There are 11 types of Incoterms, each representing different arrangements for responsibilities between buyers and sellers in international trade. These include:

  1. EXW (Ex Works): The seller's responsibility is to make the goods available at their premises, and the buyer takes care of all further costs and risks, including transportation, export duties, and insurance.

  2. FCA (Free Carrier): The seller delivers the goods to the carrier or another person nominated by the buyer at a specified place. The buyer assumes responsibility once the goods are with the carrier.

  3. CPT (Carriage Paid To): The seller arranges and pays for transportation to a destination determined by the buyer. The buyer takes over the risk once the goods are handed to the carrier.

  4. CIP (Carriage and Insurance Paid To): Similar to CPT, but the seller also provides insurance against loss or damage to the goods during transit.

  5. DAT (Delivered at Terminal): The seller delivers the goods, unloaded, at a named terminal at the destination. The buyer assumes all costs and risks from that point onwards.

  6. DAP (Delivered at Place): The seller delivers the goods to a named place, usually the buyer's premises or another agreed location. The seller covers all costs until delivery.

  7. DDP (Delivered Duty Paid): The seller is responsible for delivering the goods to the buyer's premises, covering all costs and risks, including customs duties and taxes.

  8. FAS (Free Alongside Ship): The seller places the goods alongside the vessel at the port of shipment. The buyer bears the costs and risks once the goods are alongside the ship.

  9. FOB (Free On Board): The seller is responsible for delivering the goods on board the vessel at the port of shipment. Once the goods are on board, the buyer takes over costs and risks.

  10. CFR (Cost and Freight): The seller arranges transportation to the port of destination and pays for the freight. The risk transfers to the buyer once the goods are on board the vessel.

  11. CIF (Cost, Insurance, and Freight): Similar to CFR, but the seller also provides insurance coverage for the goods during transit.


These Incoterms help both buyers and sellers understand their responsibilities, costs, and risks at different stages of international trade. It's crucial to choose the appropriate Incoterm based on the specific circumstances of the transaction to ensure a smooth and transparent process.

Incoterms, short for "International Commercial Terms," are a set of standardized trade rules established by the International Chamber of Commerce (ICC). These terms define the responsibilities and obligations of buyers and sellers in international transactions, specifying who is responsible for various costs, risks, and actions related to the shipment and delivery of goods. Incoterms help ensure clarity and consistency in global trade by outlining key aspects such as transportation, insurance, customs duties, and delivery points.

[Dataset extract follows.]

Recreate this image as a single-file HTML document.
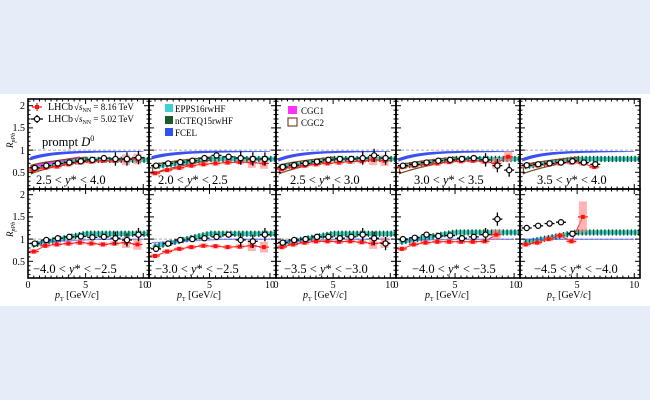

How Incoterms help E-Commerce Sellers

Incoterms play a significant role in helping e-commerce sellers navigate international trade with clarity and efficiency. Here's how they benefit e-commerce sellers:

  1. Clear Responsibilities: Incoterms clearly define the responsibilities of both the seller and the buyer at different stages of the shipment. This helps e-commerce sellers know exactly what they need to handle and what their customers will be responsible for.

  2. Reduced Confusion: In e-commerce, where customers might be located anywhere in the world, Incoterms eliminate confusion about who pays for shipping, insurance, and other costs. This ensures a smooth customer experience and reduces disputes.

  3. Cost Estimation: E-commerce sellers can accurately estimate shipping costs and build them into their pricing strategy, considering factors like shipping distance and the chosen Incoterm. This prevents unexpected costs and helps sellers offer competitive prices.

  4. Risk Management: Incoterms outline when the risk of loss or damage to the goods shifts from the seller to the buyer. E-commerce sellers can choose Incoterms that align with their risk tolerance and customer expectations.

  5. Customs and Documentation: Incoterms provide guidance on who is responsible for customs clearance and related documentation. This is crucial for e-commerce sellers to ensure smooth customs procedures and avoid delays.

  6. Customer Expectations: By using appropriate Incoterms, e-commerce sellers set clear expectations for their customers regarding shipping, delivery times, and potential additional costs. This enhances customer satisfaction and trust.

  7. Global Expansion: E-commerce sellers can confidently expand their reach to international markets, knowing that they have a standardized framework to manage cross-border transactions.

  8. Legal Clarity: Incoterms provide a legal basis for international transactions, reducing the risk of misunderstandings and disputes between e-commerce sellers and buyers.

  9. Efficient Logistics Planning: With defined responsibilities, e-commerce sellers can plan their logistics more efficiently, ensuring timely delivery, accurate documentation, and overall better management of the supply chain.


In essence, Incoterms provide e-commerce sellers with a roadmap for successful international trade, helping them offer a seamless shopping experience to customers worldwide while managing costs, risks, and logistics effectively.